Welcome to August’s Point Horror Book Club. Guys, I am so excited to announce that this month we are joined by Point Horror ROYALTY Caroline B Cooney! I KNOW! Caroline very kindly agreed to answer questions about THE PERFUME, this month’s title, and what it was like working on our beloved range in the nineties.
First, let’s examine THE PERFUME before we hand over to Caroline.
What’s It All About?
OK, bear with. Dove Daniels was supposed to be a twin, except her mother’s body rejected supposed twin, Wing. That’s right – Dove and Wing (more on that later). Anyways, a sinister new perfume, Venom, awakens Dove’s latent twin (who may also be an ancient evil from Egypt) and Wing proceeds to run riot with Dove’s body.
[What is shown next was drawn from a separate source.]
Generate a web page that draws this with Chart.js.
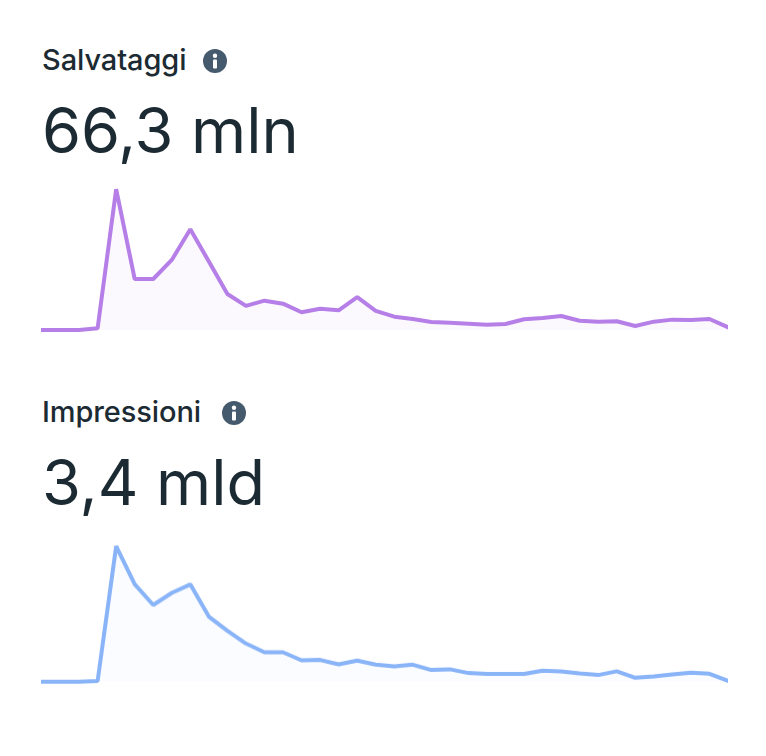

Oh yes. She be cray. She tries to push Dove’s love interest out of a hot air balloon and everything. Guys, she GETS IN A FOUNTAIN.
My favourite thing about The Perfume is Dove and the fact she is potentially just nuts. Even at the end, when only ‘very, very, very’ creepy teacher Mr Phinney believes her. Dove, according to her ‘maternal body’ (a phrase I’m adopting 100%) was supposed to be ‘soft, gentle and mewling’ while twin sister Wing was also meant to be strong and flying free.
In reality, Wing is pure teenage strop distilled into perfume. She kicks walls, slams doors and is openly horrid to Dove’s friends.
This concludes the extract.